Desert Island Discs with Richard III
For those outside of the range of BBC Radio 4, I should first explain that Desert Island Discs is a long-running programme in which a guest chooses 8 favourite pieces of music, which they would choose to have with them on a desert island.
A similar thing has been adapted for King Richard III, with the University of Leicester's concert of a selection of music it is supposed the King would have known. It is a curious conceit. I - for one - would not like a selection chosen for me in 500 years. Given the range of time used in the case of King Richard, the selection might be as diverse as Elvis Presley and Marilyn Manson - indicative of the time, but both irrelevant to my taste.
The problem is less pronounced in the case of King Richard III since there are less surviving examples of music from that period. But that is a problem in and of itself.
From the eleventh to the early fifteenth century ... we possess only three or four sizable English manuscripts in a nearly complete state.
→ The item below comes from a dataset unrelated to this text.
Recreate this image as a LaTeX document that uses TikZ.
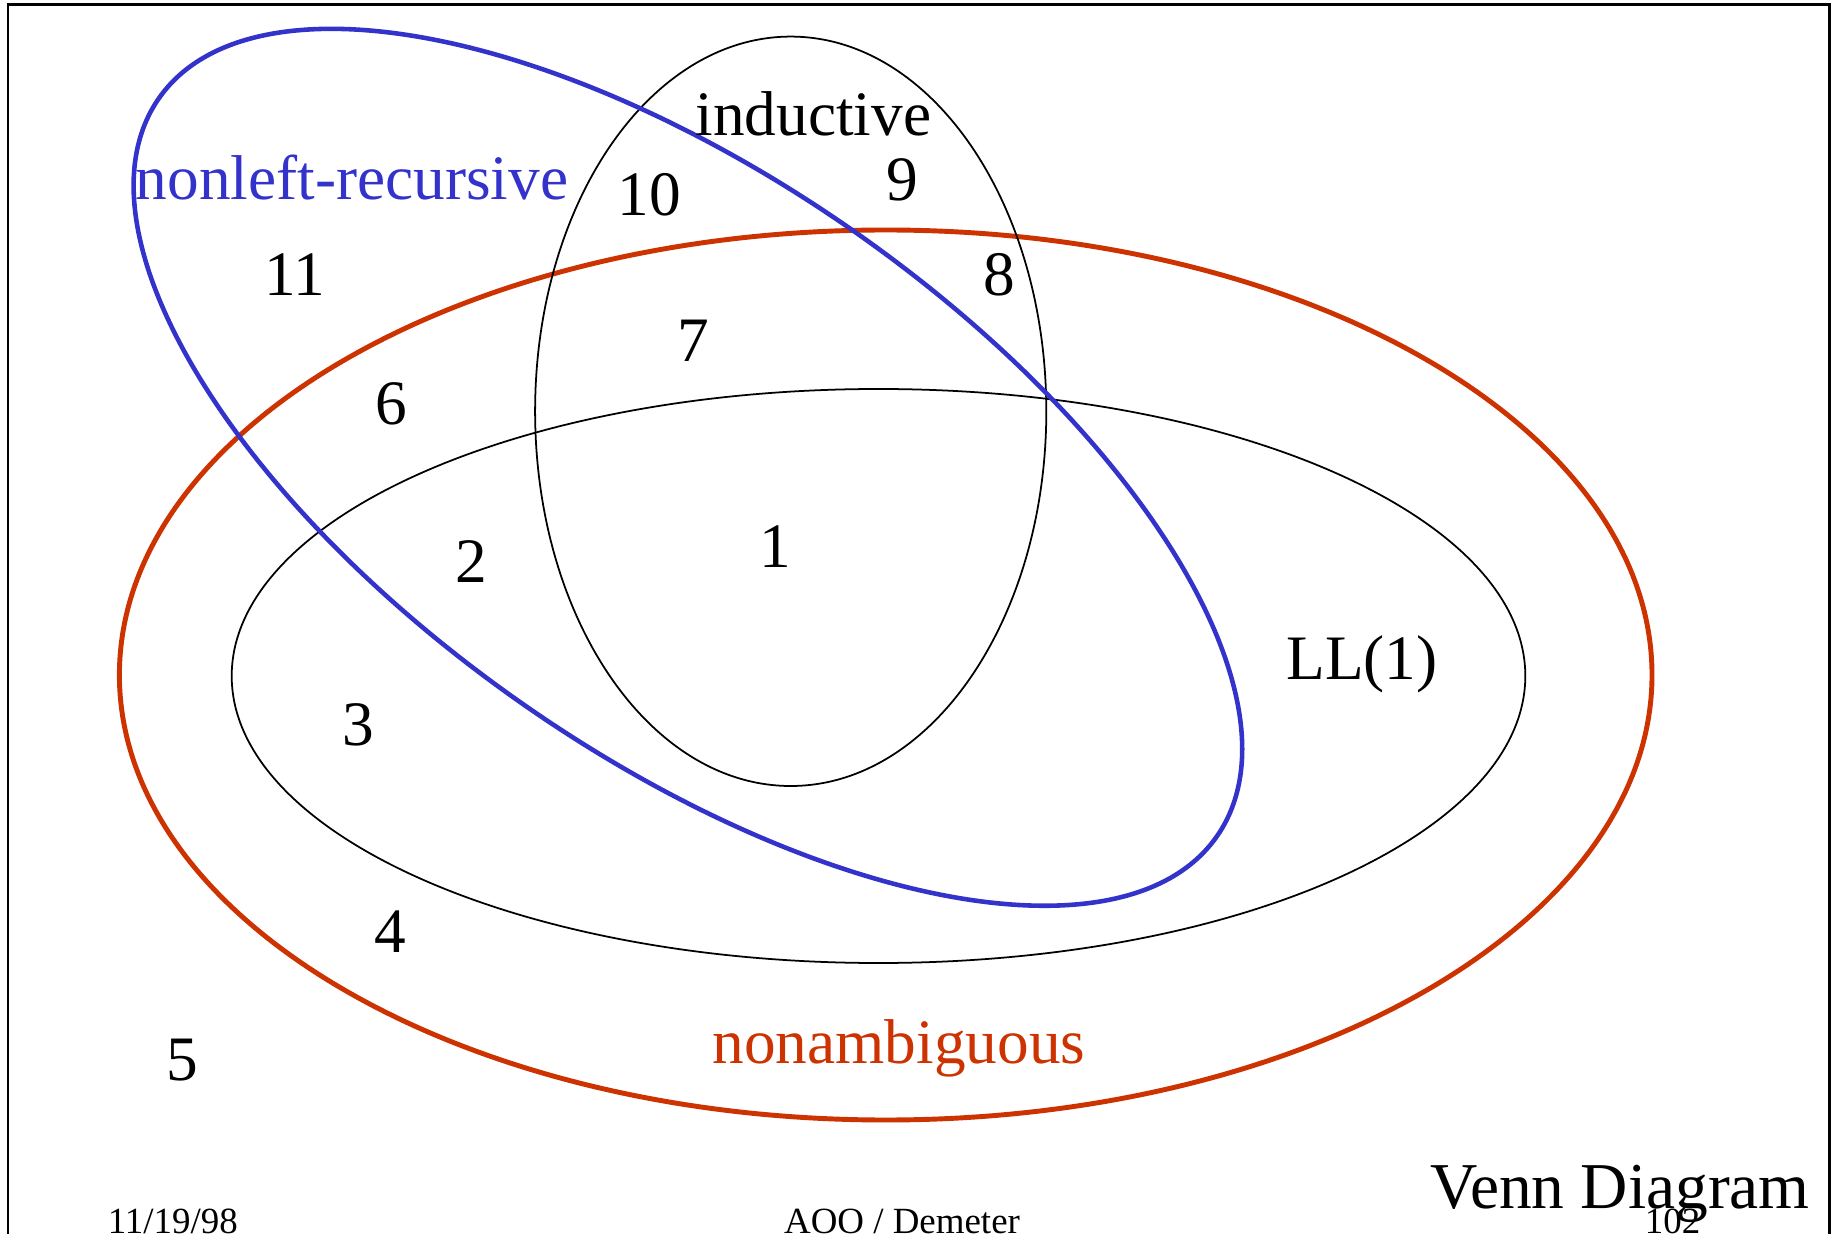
\documentclass[tikz,border=0pt]{standalone}
\usepackage{fontspec}
\setmainfont{Liberation Serif}
\definecolor{setblue}{HTML}{3333CC}
\definecolor{setred}{HTML}{CC3300}
\tikzset{
  lbl/.style={anchor=base, inner sep=0pt, font=\fontsize{18}{21}\selectfont},
  foot/.style={anchor=base, inner sep=0pt, font=\fontsize{10.5}{12}\selectfont},
  thinset/.style={draw=black, line width=0.5pt},
  redset/.style={draw=setred, line width=1.4pt},
  blueset/.style={draw=setblue, line width=1.3pt},
}
\begin{document}
\begin{tikzpicture}[x=0.01cm, y=0.01cm]
\useasboundingbox (0,0) rectangle (1837,1233);
% frame
\draw[line width=0.85pt] (8,-10) -- (8,1228) -- (1829,1228) -- (1829,-10);

% sets
\draw[redset] (885.7,558) ellipse [x radius=766.3, y radius=445];
\draw[thinset] (878.5,557) ellipse [x radius=646.8, y radius=287];
\draw[thinset] (790.7,821.7) ellipse [x radius=255.6, y radius=374.7];
\draw[blueset, rotate around={-34.9:(687.9,765.7)}] (687.9,765.7) ellipse [x radius=645, y radius=288.6];

% set names
\node[lbl] (ind) at (813.5,1097) {inductive};
\node[lbl, text=setblue] (nlr) at (352,1033) {nonleft-recursive};
\node[lbl] (ll) at (1362,553) {LL(1)};
\node[lbl, text=setred] (namb) at (899,169.7) {nonambiguous};

% region numbers
\node[lbl] (r1) at (775,665) {1};
\node[lbl] (r2) at (471,650) {2};
\node[lbl] (r3) at (358,488) {3};
\node[lbl] (r4) at (390,281) {4};
\node[lbl] (r5) at (182,153) {5};
\node[lbl] (r6) at (391,808) {6};
\node[lbl] (r7) at (693,871.3) {7};
\node[lbl] (r8) at (999,937.3) {8};
\node[lbl] (r9) at (902.5,1032) {9};
\node[lbl] (r10) at (649.5,1017) {10};
\node[lbl] (r11) at (294.5,937) {11};

% title and footer
\node[lbl, font=\fontsize{18.6}{22}\selectfont] (title) at (1620,25) {Venn Diagram};
\node[foot] (date) at (172.8,0) {11/19/98};
\node[foot] (mid) at (902,0) {AOO / Demeter};
\node[foot] (page) at (1672.5,0) {102};
\end{tikzpicture}
\end{document}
Medieval Music by Richard H. Hoppin, 502
Until the end of the fourteenth century, the language and culture of the court and the nobility remained primarily French ...Medieval Music by Richard H. Hoppin, 503
By 1475, the English composers had come into their own, with Tinctoris describing their music as the "fount and origin" of a new art (p.502). But the distinctive English Medieval sound was not chiefly found in the courts, as suggested by the Leicester concert. While the music King Richard III heard in passing may have been continental, the music produced by his people was less frivolous:
Perhaps the most striking trait of English medieval polyphony is its almost exclusively liturgical function.
Medieval Music by Richard H. Hoppin, 503
One of the major sources of evidence for English Medieval music is called the Old Hall manuscripts and it contains: 121 Mass movements, 40 Glorias, 35 Credos, 27 Sanctus, 19 Agnus Dei, 11 Latin motets, 15 discant settings of sacred texts.
This does not mean that there were not lighter pieces of music produced by English musicians, works which have been lost forever through not being notated. But this is no great loss to the student of King Richard III. He was a man of the Church. His music was more likely to be found in the worship of God than in recreation at the court. We cannot merely recreate those "sacred" pieces without the surrounding context of worship, and that is archaic by all standards today. We cannot turn the clock back to recreate a scene of worship for novelty's sake, that would be tantamount to blasphemy.
So - leaving aside the zeal of musicians - the totally authentic experience of hearing Richard III's music is lost to us. And yet it is not a great loss, because from the comments left on the concert in Leicester it does not appear that anyone has gained any insight into the man through the music. Some write of staring at the facial reconstruction whilst listening to the music, and so they betray the romantic dream of some Ricardians, the posture of the worshipper - worshipping a man, who would only have worshipped God.